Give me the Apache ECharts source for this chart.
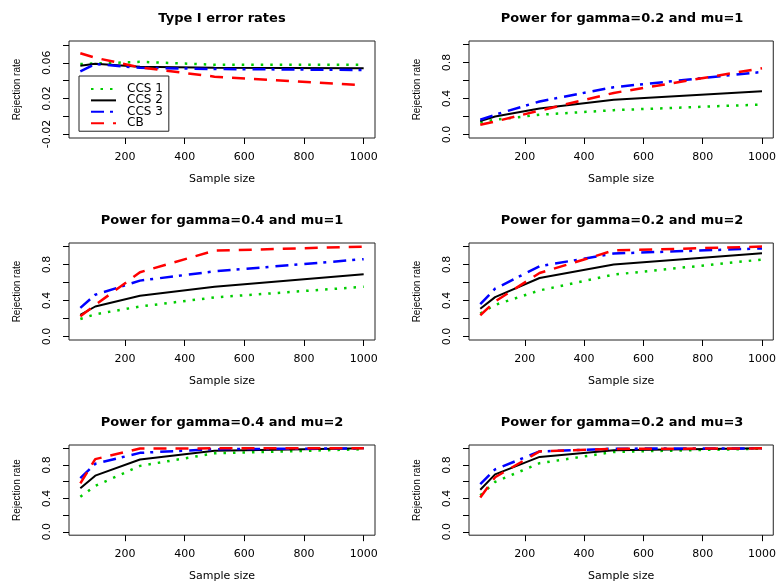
<html>

<head>
  <script src="https://cdn.jsdelivr.net/npm/echarts@6/dist/echarts.min.js"></script>
</head>

<body style="margin:0">
  <div id="main" style="width: 779px;height:588px;"></div>
  <script>
    var sampleSizes = [50, 100, 250, 500, 1000];
    var seriesNames = ['CCS 1', 'CCS 2', 'CCS 3', 'CB'];
    var panelTitles = ['Type I error rates', 'Power for gamma=0.2 and mu=1',
      'Power for gamma=0.4 and mu=1', 'Power for gamma=0.2 and mu=2',
      'Power for gamma=0.4 and mu=2', 'Power for gamma=0.2 and mu=3'];

    // type I error
    var ccs1_t1 = [0.0585, 0.0592, 0.0610, 0.0578, 0.0578];
    var ccs2_t1 = [0.0567, 0.0589, 0.0556, 0.0544, 0.0537];
    var ccs3_t1 = [0.0504, 0.0585, 0.0544, 0.0530, 0.0519];
    var cb_t1 = [0.0707, 0.0656, 0.0548, 0.0444, 0.0348];
    // gamma=0.2 mu=1
    var ccs1_g2m1 = [0.133, 0.163, 0.219, 0.270, 0.333];
    var ccs2_g2m1 = [0.148, 0.200, 0.289, 0.385, 0.481];
    var ccs3_g2m1 = [0.163, 0.219, 0.367, 0.526, 0.695];
    var cb_g2m1 = [0.107, 0.144, 0.265, 0.462, 0.737];
    // gamma=0.4 mu=1
    var ccs1_g4m1 = [0.194, 0.247, 0.333, 0.434, 0.553];
    var ccs2_g4m1 = [0.239, 0.333, 0.452, 0.553, 0.692];
    var ccs3_g4m1 = [0.318, 0.464, 0.621, 0.725, 0.860];
    var cb_g4m1 = [0.224, 0.350, 0.714, 0.955, 1.000];
    // gamma=0.2 mu=2
    var ccs1_g2m2 = [0.254, 0.351, 0.512, 0.688, 0.856];
    var ccs2_g2m2 = [0.307, 0.437, 0.650, 0.800, 0.927];
    var ccs3_g2m2 = [0.359, 0.531, 0.781, 0.923, 0.980];
    var cb_g2m2 = [0.236, 0.389, 0.706, 0.957, 1.000];
    // gamma=0.4 mu=2
    var ccs1_g4m2 = [0.420, 0.550, 0.790, 0.940, 0.990];
    var ccs2_g4m2 = [0.523, 0.673, 0.867, 0.972, 1.000];
    var ccs3_g4m2 = [0.643, 0.815, 0.946, 0.990, 1.000];
    var cb_g4m2 = [0.580, 0.871, 0.998, 1.000, 1.000];
    // gamma=0.2 mu=3
    var ccs1_g2m3 = [0.437, 0.598, 0.822, 0.957, 0.996];
    var ccs2_g2m3 = [0.505, 0.688, 0.897, 0.978, 1.000];
    var ccs3_g2m3 = [0.572, 0.748, 0.963, 0.996, 1.000];
    var cb_g2m3 = [0.411, 0.654, 0.963, 0.993, 1.000];

    var xTicks = [200, 400, 600, 800, 1000];
    var typeITicks = [-0.02, 0, 0.02, 0.04, 0.06, 0.08];
    var typeILabels = [-0.02, 0.02, 0.06];
    var powerTicks = [0, 0.2, 0.4, 0.6, 0.8, 1.0];
    var powerLabels = [0, 0.4, 0.8];

    var panelData = [
      [ccs1_t1, ccs2_t1, ccs3_t1, cb_t1],
      [ccs1_g2m1, ccs2_g2m1, ccs3_g2m1, cb_g2m1],
      [ccs1_g4m1, ccs2_g4m1, ccs3_g4m1, cb_g4m1],
      [ccs1_g2m2, ccs2_g2m2, ccs3_g2m2, cb_g2m2],
      [ccs1_g4m2, ccs2_g4m2, ccs3_g4m2, cb_g4m2],
      [ccs1_g2m3, ccs2_g2m3, ccs3_g2m3, cb_g2m3]
    ];

    var lineStyles = [
      { color: '#00CD00', width: 2.5, type: [2.5, 7] },
      { color: '#000000', width: 2, type: 'solid' },
      { color: '#0000FF', width: 2.5, type: [13, 6, 3, 7] },
      { color: '#FF0000', width: 2.5, type: [13, 9] }
    ];

    var font = 'DejaVu Sans';
    var rowTops = [41, 243, 445];
    var colLefts = [69, 469];
    var gridW = 306, gridH = 97;

    var grids = [], xAxes = [], yAxes = [], titles = [], seriesList = [];

    for (var i = 0; i < 6; i++) {
      var r = Math.floor(i / 2), c = i % 2;
      var isTypeI = i === 0;
      grids.push({
        left: colLefts[c], top: rowTops[r], width: gridW, height: gridH,
        show: true, borderColor: '#222', borderWidth: 1, backgroundColor: 'transparent'
      });
      titles.push({
        text: panelTitles[i],
        left: colLefts[c] + gridW / 2,
        top: rowTops[r] - 36,
        textAlign: 'center',
        padding: 0,
        textStyle: { fontFamily: font, fontWeight: 'bold', fontSize: 13, color: '#000' }
      });
      xAxes.push({
        type: 'value', gridIndex: i, min: 12, max: 1038,
        name: 'Sample size', nameLocation: 'middle', nameGap: 30, nameMoveOverlap: false,
        nameTextStyle: { fontFamily: font, fontSize: 11, color: '#000' },
        axisLine: { show: false, onZero: false },
        axisTick: { show: true, length: 6, customValues: xTicks, lineStyle: { color: '#000' } },
        axisLabel: {
          customValues: xTicks, margin: 8,
          fontFamily: font, fontSize: 11, color: '#000',
          formatter: function (v) { return String(v); }
        },
        splitLine: { show: false }
      });
      yAxes.push({
        type: 'value', gridIndex: i,
        min: isTypeI ? -0.0244 : -0.04,
        max: isTypeI ? 0.0844 : 1.04,
        name: 'Rejection rate', nameLocation: 'middle', nameGap: 43, nameRotate: 90, nameMoveOverlap: false,
        nameTextStyle: { fontFamily: 'Liberation Sans', fontSize: 10, color: '#000' },
        axisLine: { show: false, onZero: false },
        axisTick: { show: true, length: 6, customValues: isTypeI ? typeITicks : powerTicks, lineStyle: { color: '#000' } },
        axisLabel: {
          customValues: isTypeI ? typeILabels : powerLabels,
          rotate: 90, margin: 11,
          fontFamily: font, fontSize: 11, color: '#000',
          formatter: (function (t1) {
            return function (v) { return t1 ? v.toFixed(2) : v.toFixed(1); };
          })(isTypeI)
        },
        splitLine: { show: false }
      });
      for (var s = 0; s < 4; s++) {
        var vals = panelData[i][s];
        seriesList.push({
          name: seriesNames[s],
          type: 'line',
          xAxisIndex: i,
          yAxisIndex: i,
          symbol: 'none',
          silent: true,
          lineStyle: lineStyles[s],
          itemStyle: { color: lineStyles[s].color },
          data: sampleSizes.map(function (x, k) { return [x, vals[k]]; })
        });
      }
    }

    var myChart = echarts.init(document.getElementById('main'));
    option = {
      animation: false,
      backgroundColor: '#fff',
      title: titles,
      legend: {
        data: seriesNames,
        orient: 'vertical',
        left: 79,
        top: 76,
        itemWidth: 25,
        itemHeight: 12,
        itemGap: -12.3,
        padding: [1, 6, -4, 11],
        borderColor: '#222',
        borderWidth: 1,
        backgroundColor: '#fff',
        itemStyle: { opacity: 0 },
        textStyle: { fontFamily: font, fontSize: 12, color: '#000', lineHeight: 12, padding: [0, 0, 0, 6] }
      },
      grid: grids,
      xAxis: xAxes,
      yAxis: yAxes,
      series: seriesList
    };

    myChart.setOption(option);

  </script>
</body>

</html>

◆ ◆ ◆

#### YOUR TASK
Give every line back word for word and leave the pictures out.

#### TASK SOLUTION
Give me the Apache ECharts source for this chart.
<html>

<head>
  <script src="https://cdn.jsdelivr.net/npm/echarts@6/dist/echarts.min.js"></script>
</head>

<body style="margin:0">
  <div id="main" style="width: 779px;height:588px;"></div>
  <script>
    var sampleSizes = [50, 100, 250, 500, 1000];
    var seriesNames = ['CCS 1', 'CCS 2', 'CCS 3', 'CB'];
    var panelTitles = ['Type I error rates', 'Power for gamma=0.2 and mu=1',
      'Power for gamma=0.4 and mu=1', 'Power for gamma=0.2 and mu=2',
      'Power for gamma=0.4 and mu=2', 'Power for gamma=0.2 and mu=3'];

    // type I error
    var ccs1_t1 = [0.0585, 0.0592, 0.0610, 0.0578, 0.0578];
    var ccs2_t1 = [0.0567, 0.0589, 0.0556, 0.0544, 0.0537];
    var ccs3_t1 = [0.0504, 0.0585, 0.0544, 0.0530, 0.0519];
    var cb_t1 = [0.0707, 0.0656, 0.0548, 0.0444, 0.0348];
    // gamma=0.2 mu=1
    var ccs1_g2m1 = [0.133, 0.163, 0.219, 0.270, 0.333];
    var ccs2_g2m1 = [0.148, 0.200, 0.289, 0.385, 0.481];
    var ccs3_g2m1 = [0.163, 0.219, 0.367, 0.526, 0.695];
    var cb_g2m1 = [0.107, 0.144, 0.265, 0.462, 0.737];
    // gamma=0.4 mu=1
    var ccs1_g4m1 = [0.194, 0.247, 0.333, 0.434, 0.553];
    var ccs2_g4m1 = [0.239, 0.333, 0.452, 0.553, 0.692];
    var ccs3_g4m1 = [0.318, 0.464, 0.621, 0.725, 0.860];
    var cb_g4m1 = [0.224, 0.350, 0.714, 0.955, 1.000];
    // gamma=0.2 mu=2
    var ccs1_g2m2 = [0.254, 0.351, 0.512, 0.688, 0.856];
    var ccs2_g2m2 = [0.307, 0.437, 0.650, 0.800, 0.927];
    var ccs3_g2m2 = [0.359, 0.531, 0.781, 0.923, 0.980];
    var cb_g2m2 = [0.236, 0.389, 0.706, 0.957, 1.000];
    // gamma=0.4 mu=2
    var ccs1_g4m2 = [0.420, 0.550, 0.790, 0.940, 0.990];
    var ccs2_g4m2 = [0.523, 0.673, 0.867, 0.972, 1.000];
    var ccs3_g4m2 = [0.643, 0.815, 0.946, 0.990, 1.000];
    var cb_g4m2 = [0.580, 0.871, 0.998, 1.000, 1.000];
    // gamma=0.2 mu=3
    var ccs1_g2m3 = [0.437, 0.598, 0.822, 0.957, 0.996];
    var ccs2_g2m3 = [0.505, 0.688, 0.897, 0.978, 1.000];
    var ccs3_g2m3 = [0.572, 0.748, 0.963, 0.996, 1.000];
    var cb_g2m3 = [0.411, 0.654, 0.963, 0.993, 1.000];

    var xTicks = [200, 400, 600, 800, 1000];
    var typeITicks = [-0.02, 0, 0.02, 0.04, 0.06, 0.08];
    var typeILabels = [-0.02, 0.02, 0.06];
    var powerTicks = [0, 0.2, 0.4, 0.6, 0.8, 1.0];
    var powerLabels = [0, 0.4, 0.8];

    var panelData = [
      [ccs1_t1, ccs2_t1, ccs3_t1, cb_t1],
      [ccs1_g2m1, ccs2_g2m1, ccs3_g2m1, cb_g2m1],
      [ccs1_g4m1, ccs2_g4m1, ccs3_g4m1, cb_g4m1],
      [ccs1_g2m2, ccs2_g2m2, ccs3_g2m2, cb_g2m2],
      [ccs1_g4m2, ccs2_g4m2, ccs3_g4m2, cb_g4m2],
      [ccs1_g2m3, ccs2_g2m3, ccs3_g2m3, cb_g2m3]
    ];

    var lineStyles = [
      { color: '#00CD00', width: 2.5, type: [2.5, 7] },
      { color: '#000000', width: 2, type: 'solid' },
      { color: '#0000FF', width: 2.5, type: [13, 6, 3, 7] },
      { color: '#FF0000', width: 2.5, type: [13, 9] }
    ];

    var font = 'DejaVu Sans';
    var rowTops = [41, 243, 445];
    var colLefts = [69, 469];
    var gridW = 306, gridH = 97;

    var grids = [], xAxes = [], yAxes = [], titles = [], seriesList = [];

    for (var i = 0; i < 6; i++) {
      var r = Math.floor(i / 2), c = i % 2;
      var isTypeI = i === 0;
      grids.push({
        left: colLefts[c], top: rowTops[r], width: gridW, height: gridH,
        show: true, borderColor: '#222', borderWidth: 1, backgroundColor: 'transparent'
      });
      titles.push({
        text: panelTitles[i],
        left: colLefts[c] + gridW / 2,
        top: rowTops[r] - 36,
        textAlign: 'center',
        padding: 0,
        textStyle: { fontFamily: font, fontWeight: 'bold', fontSize: 13, color: '#000' }
      });
      xAxes.push({
        type: 'value', gridIndex: i, min: 12, max: 1038,
        name: 'Sample size', nameLocation: 'middle', nameGap: 30, nameMoveOverlap: false,
        nameTextStyle: { fontFamily: font, fontSize: 11, color: '#000' },
        axisLine: { show: false, onZero: false },
        axisTick: { show: true, length: 6, customValues: xTicks, lineStyle: { color: '#000' } },
        axisLabel: {
          customValues: xTicks, margin: 8,
          fontFamily: font, fontSize: 11, color: '#000',
          formatter: function (v) { return String(v); }
        },
        splitLine: { show: false }
      });
      yAxes.push({
        type: 'value', gridIndex: i,
        min: isTypeI ? -0.0244 : -0.04,
        max: isTypeI ? 0.0844 : 1.04,
        name: 'Rejection rate', nameLocation: 'middle', nameGap: 43, nameRotate: 90, nameMoveOverlap: false,
        nameTextStyle: { fontFamily: 'Liberation Sans', fontSize: 10, color: '#000' },
        axisLine: { show: false, onZero: false },
        axisTick: { show: true, length: 6, customValues: isTypeI ? typeITicks : powerTicks, lineStyle: { color: '#000' } },
        axisLabel: {
          customValues: isTypeI ? typeILabels : powerLabels,
          rotate: 90, margin: 11,
          fontFamily: font, fontSize: 11, color: '#000',
          formatter: (function (t1) {
            return function (v) { return t1 ? v.toFixed(2) : v.toFixed(1); };
          })(isTypeI)
        },
        splitLine: { show: false }
      });
      for (var s = 0; s < 4; s++) {
        var vals = panelData[i][s];
        seriesList.push({
          name: seriesNames[s],
          type: 'line',
          xAxisIndex: i,
          yAxisIndex: i,
          symbol: 'none',
          silent: true,
          lineStyle: lineStyles[s],
          itemStyle: { color: lineStyles[s].color },
          data: sampleSizes.map(function (x, k) { return [x, vals[k]]; })
        });
      }
    }

    var myChart = echarts.init(document.getElementById('main'));
    option = {
      animation: false,
      backgroundColor: '#fff',
      title: titles,
      legend: {
        data: seriesNames,
        orient: 'vertical',
        left: 79,
        top: 76,
        itemWidth: 25,
        itemHeight: 12,
        itemGap: -12.3,
        padding: [1, 6, -4, 11],
        borderColor: '#222',
        borderWidth: 1,
        backgroundColor: '#fff',
        itemStyle: { opacity: 0 },
        textStyle: { fontFamily: font, fontSize: 12, color: '#000', lineHeight: 12, padding: [0, 0, 0, 6] }
      },
      grid: grids,
      xAxis: xAxes,
      yAxis: yAxes,
      series: seriesList
    };

    myChart.setOption(option);

  </script>
</body>

</html>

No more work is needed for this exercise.